The skyscrapers simply imposted on an old urban structure, on street scales and lot sizes that significantly predated buildings whose shadows extended hundreds of feet, whose impact on wind and air circulation was profound, and whose tops towered over the side walks below. Furthermore, in most of North America and in newer cities around the world, that original urban structure was an “Undifferentiated” grid, which meant that no hierarchy created by principal routes, unusual natural features, or an ordered pattern of civic buildings and spaces acted to guide the placement of towers in the city as a whole. Commercial skyscrapers thus are a major cause of current disordered events.
Recently, courthouses, museums, concert halls, performing arts centers, libraries, and institutions of governance have begun to seek financing by selling to developers their “air-rights” and buildable areas allowed by zoning. Forced to “hitch a ride” with commercial mega-structures, civic and cultural institutions must now relegate the choice of their sites to secondary importance, and their own visibility and presence in the city has, in many cases, been drastically diminished as a result.
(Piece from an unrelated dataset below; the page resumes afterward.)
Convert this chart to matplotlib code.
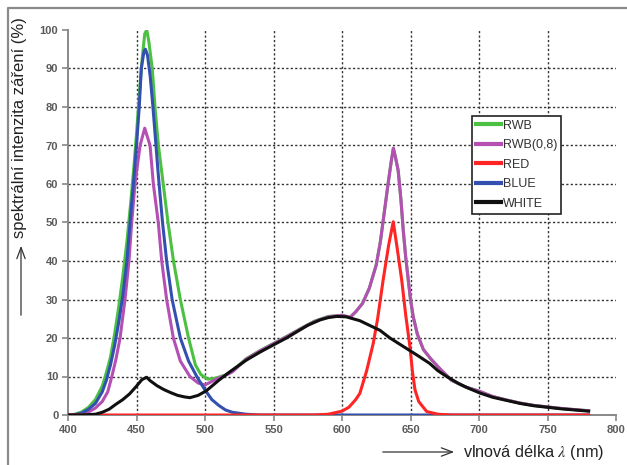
import matplotlib.pyplot as plt
from matplotlib.lines import Line2D

plt.rcParams['font.family'] = ['Liberation Sans', 'DejaVu Sans']
plt.rcParams['mathtext.fontset'] = 'stix'

# spektra (vlnová délka v nm, intenzita v %)
wl_rwb = [400, 405, 410, 415, 420, 425, 428, 431, 434, 437, 440, 443, 446, 448, 450, 452, 454, 456,
          457.5, 459, 461.5, 463.5, 466, 469.5, 473, 477, 482, 488, 493, 497, 502, 508, 515, 520,
          530, 540, 550, 560, 570, 580, 590, 600, 606, 610, 615, 620, 625, 628, 631, 634, 636, 637.5,
          639, 641, 643, 644.7, 646.5, 648.4, 650, 652, 655, 659.4, 665, 671.5, 680, 690, 700, 710,
          720, 730, 740, 750, 760, 770, 780]
rwb = [0, 0.2, 0.8, 2, 4, 7.5, 11, 15, 21, 28, 36, 45, 56, 64, 73, 83, 92, 99,
       100, 97, 90, 80, 70, 60, 50, 40, 30, 20, 13, 10.5, 9.3, 9.6, 10.4, 11.5,
       14.6, 16.7, 18.6, 20.5, 22.5, 24.4, 25.6, 25.9, 25.4, 26.8, 29, 33, 39, 45, 53, 61, 66, 69.3,
       67, 63.5, 56, 48, 41, 35, 30, 25.5, 21, 17, 14.5, 12, 9, 7.3, 6.2, 4.8,
       3.9, 3.1, 2.5, 2.1, 1.7, 1.4, 1.1]

wl_rwb08 = [400, 405, 410, 415, 420, 425, 429, 432, 435, 438, 441.6, 444.5, 446.5, 448.9, 452.6, 456,
            459.9, 462.3, 465.9, 468.4, 472, 476.9, 482, 489, 495, 500, 506, 510, 515, 520,
            530, 540, 550, 560, 570, 580, 590, 600, 606, 610, 615, 620, 625, 628, 631, 634, 636, 637.5,
            639, 641, 643, 644.7, 646.5, 648.4, 650, 652, 655, 659.4, 665, 671.5, 680, 690, 700, 710,
            720, 730, 740, 750, 760, 770, 780]
rwb08 = [0, 0.1, 0.3, 0.8, 1.8, 3.5, 6, 10, 14.5, 20, 30, 40, 50, 60, 70, 74.5,
         70, 60, 50, 40, 30, 20, 14, 10, 8.3, 7.8, 8.9, 9.6, 10.3, 11.2,
         14.5, 16.6, 18.5, 20.4, 22.4, 24.3, 25.5, 25.9, 25.4, 26.8, 29, 33, 39, 45, 53, 61, 66, 69.3,
         67, 63.5, 56, 48, 41, 35, 30, 25.5, 21, 17, 14.5, 12, 9, 7.3, 6.2, 4.8,
         3.9, 3.1, 2.5, 2.1, 1.7, 1.4, 1.1]

wl_red = [400, 580, 590, 600, 605, 610, 613, 618, 622.8, 626, 630, 634, 637.4, 640, 643.6, 646.5,
          649.6, 651.5, 653.3, 656, 661.8, 670, 680, 780]
red = [0, 0, 0.2, 1, 2, 4, 5.6, 11.5, 18.6, 25, 35, 44, 50.2, 44, 35, 26,
       17.7, 11, 6.5, 3.5, 0.9, 0.2, 0, 0]

wl_blue = [400, 405, 410, 415, 420, 425, 428, 431, 434, 437, 440, 443, 446, 448, 450, 452, 453.5,
           455.5, 456.5, 458, 460, 462, 464, 466, 469, 472, 476, 482, 488, 494, 500, 505, 510, 515,
           520, 530, 540, 780]
blue = [0, 0.1, 0.5, 1.5, 3, 6, 9, 13, 18, 24, 31, 40, 53, 61, 70, 80, 90,
        94.5, 95, 93.5, 88, 80, 71, 62, 50, 40, 30, 20, 14, 10, 6.5, 4, 2.5, 1.3,
        0.7, 0.2, 0, 0]

wl_white = [400, 410, 420, 425, 430, 435, 440, 445, 450, 454, 457.4, 460, 465, 470, 475, 480, 485,
            489, 495, 501, 506, 510, 518, 530.4, 540, 549.9, 560, 567, 575, 584, 590, 596, 603, 608,
            613, 620, 627.7, 635, 647, 655, 664, 670, 676.4, 685, 692, 700.7, 710, 720, 730, 740,
            750, 760, 770, 780]
white = [0, 0, 0.2, 0.7, 1.5, 2.8, 4, 5.5, 7.5, 9.2, 9.8, 8.9, 7.6, 6.6, 5.8, 5.1, 4.7,
         4.5, 5.1, 6.3, 7.8, 9, 11.2, 14.3, 16.3, 18.2, 20.1, 21.6, 23.3, 24.7, 25.3, 25.6, 25.5, 25,
         24.5, 23.3, 22, 20, 17.3, 15.5, 13.4, 11.5, 10, 8.2, 7, 5.7, 4.6, 3.8, 3, 2.4,
         2, 1.6, 1.3, 1.0]

x_ticks = [400, 450, 500, 550, 600, 650, 700, 750, 800]
y_ticks = [0, 10, 20, 30, 40, 50, 60, 70, 80, 90, 100]

fig = plt.figure(figsize=(6.27, 4.65), dpi=100)
ax = fig.add_axes([68 / 627, 1 - 415 / 465, 548 / 627, 385 / 465])

# mřížka - jen vnitřní čáry
ax.hlines(y_ticks[1:-1], x_ticks[0], x_ticks[-1], colors='#333333', linewidth=1.0,
          linestyles=(0, (1.6, 1.6)), zorder=1)
ax.vlines(x_ticks[1:-1], y_ticks[0], y_ticks[-1], colors='#333333', linewidth=1.0,
          linestyles=(0, (1.6, 1.6)), zorder=1)

lw = 2.2
ax.plot(wl_rwb, rwb, color='#4cc043', lw=lw, label='RWB', zorder=3)
ax.plot(wl_rwb08, rwb08, color='#b450b4', lw=lw, label='RWB(0,8)', zorder=4)
ax.plot(wl_blue, blue, color='#3350b0', lw=lw, label='BLUE', zorder=5)
ax.plot(wl_red, red, color='#ff2525', lw=lw, label='RED', zorder=6)
ax.plot(wl_white, white, color='#101010', lw=lw, label='WHITE', zorder=7)

ax.set_xlim(400, 800)
ax.set_ylim(0, 100)
ax.set_xticks(x_ticks)
ax.set_yticks(y_ticks)
ax.tick_params(axis='both', direction='out', length=4, width=1.2, color='#888888',
               labelsize=8, labelcolor='#5a5a5a', pad=3)
for lab in ax.get_xticklabels() + ax.get_yticklabels():
    lab.set_fontweight('bold')
for s in ['top', 'right']:
    ax.spines[s].set_visible(False)
for s in ['left', 'bottom']:
    ax.spines[s].set_color('#888888')
    ax.spines[s].set_linewidth(1.4)

# legenda v pořadí originálu
h = {l.get_label(): l for l in ax.get_lines()}
order = ['RWB', 'RWB(0,8)', 'RED', 'BLUE', 'WHITE']
leg = ax.legend([h[k] for k in order], order, loc='upper left',
                bbox_to_anchor=(472 / 627, 1 - 116 / 465), bbox_transform=fig.transFigure,
                borderaxespad=0, fontsize=9, frameon=True, fancybox=False, framealpha=1,
                edgecolor='#222222', labelspacing=0.6, handlelength=2.0, handletextpad=0.15,
                borderpad=0.3)
leg.get_frame().set_linewidth(1.2)
for t in leg.get_texts():
    t.set_color('#333333')
for l in leg.get_lines():
    l.set_linewidth(3)

# popisky os se šipkami
fig.text(20 / 627, 1 - 128 / 465, 'spektrální intenzita záření (%)', rotation=90,
         ha='center', va='center', fontsize=12, color='#222222')
fig.add_artist(plt.Annotation('', xy=(21 / 627, 1 - 243 / 465), xytext=(21 / 627, 1 - 318 / 465),
                              xycoords='figure fraction', textcoords='figure fraction',
                              arrowprops=dict(arrowstyle='->,head_length=0.8,head_width=0.3',
                                              color='#333333', lw=0.9)))
fig.text(463 / 627, 1 - 452 / 465, r'vlnová délka $\lambda$ (nm)', ha='left', va='center',
         fontsize=11.7, color='#222222')
fig.add_artist(plt.Annotation('', xy=(457 / 627, 1 - 452 / 465), xytext=(380 / 627, 1 - 452 / 465),
                              xycoords='figure fraction', textcoords='figure fraction',
                              arrowprops=dict(arrowstyle='->,head_length=0.8,head_width=0.3',
                                              color='#333333', lw=0.9)))

# rámeček obrázku (jen horní a levá hrana)
fig.add_artist(Line2D([8 / 627, 8 / 627, 1], [0, 1 - 8 / 465, 1 - 8 / 465],
                      transform=fig.transFigure, color='#8a8a8a', lw=1.6))

fig.savefig('out.png', dpi=100)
It is obvious that life and quality of urban community is greatly affected by the configuration of tall buildings. Therefore, as a designer, we must recognize that ground from which the tower rises, and discover and invent a new urban base to receive, support, and connect the people and the buildings. And when we do, the urban tower will be vibrant with life, more than today’s cold and glinting obelisk, draped in masonary and glass, and buzzing exhaustively in monotone.